Dzieci są pięknem zawsze; umorusane czy płaczące, uśmiechnięte czy radosne – zawsze piękne bo patrzy na nie kochająca mama, zakochana we wnukach babcia , wymagający ale dumny z syna tata i dobra Pani w przedszkolu, która uczy, napomni, przytuli i powie :”jesteś jedyne i niepowtarzalne”. A to takie ważne by pójść w życie z przekonaniem o własnej niepowtarzalności .
/fragment/…Dziś nie idziesz do przedszkola, lecz pamiętasz te rozstania kiedy w szatni pantofelki takie trudne do ubrania , kiedy łzy Cię zatrzymują, rączka trzyma się twej dłoni a spódnica jak falochron- za nim dziecko się twe chroni :
„Jeszcze chwilę , jeszcze mamo nie idź, zostań tutaj proszę!! Po policzkach Twych i dziecka płyną łzy -za grochem groszek!
Ciepłe słowo pada z boku:” Proszę iść już- radę damy! Chodź kochanie, zobacz lalki- zobacz co tu dzisiaj mamy? Popatrz czeka tu zajączek i niedźwiadek też się cieszy! Dziecko twoje idzie ufnie; mówisz: „ Będę się me dziecko spieszyć!”

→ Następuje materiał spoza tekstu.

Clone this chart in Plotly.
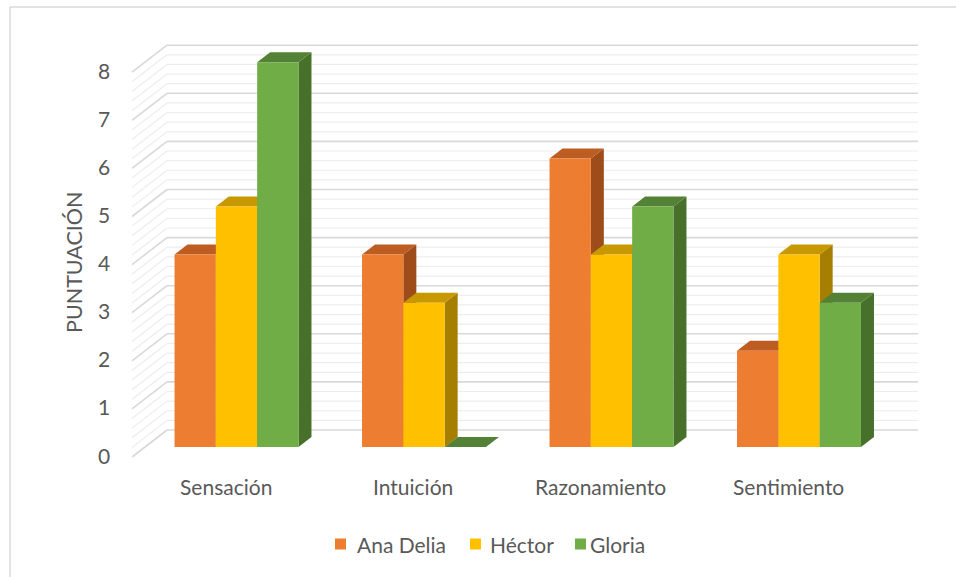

Biegniesz po nie! Włos rozwiany, nadsłuchujesz synka płaczu. „Nie mamusiu! Jeszcze chwilkę!- woła syn gdy Cię zobaczył! I uśmiecha się do pani, którą zna już po imieniu. Już nie płacze, już się śmieje, już się ładnie zarumienił.
Zjadłem wszystko- odpowiada- kiedy pytasz jak to matka . Zupkę zjadłem, drugie danie wszystko choć była sałatka ale pani powiedziała, że sałatka to jest zdrowa, że urosnę, będę duży! Jaka była ? Kororowa!
Autorytet mego dziecka, nowa pani w miejscu nowym. Opowieści jak dziś było, niekończące się rozmowy. I jak zwykle obiecanka- jutro już nie będzie płaczu! Ale był on jeszcze nieraz, gdy przedszkola drzwi zobaczył.
Znowu spokój nowej Pani działa cuda, suszy łzy, których było mniej z dniem każdym- za właśnie dziękuj Im!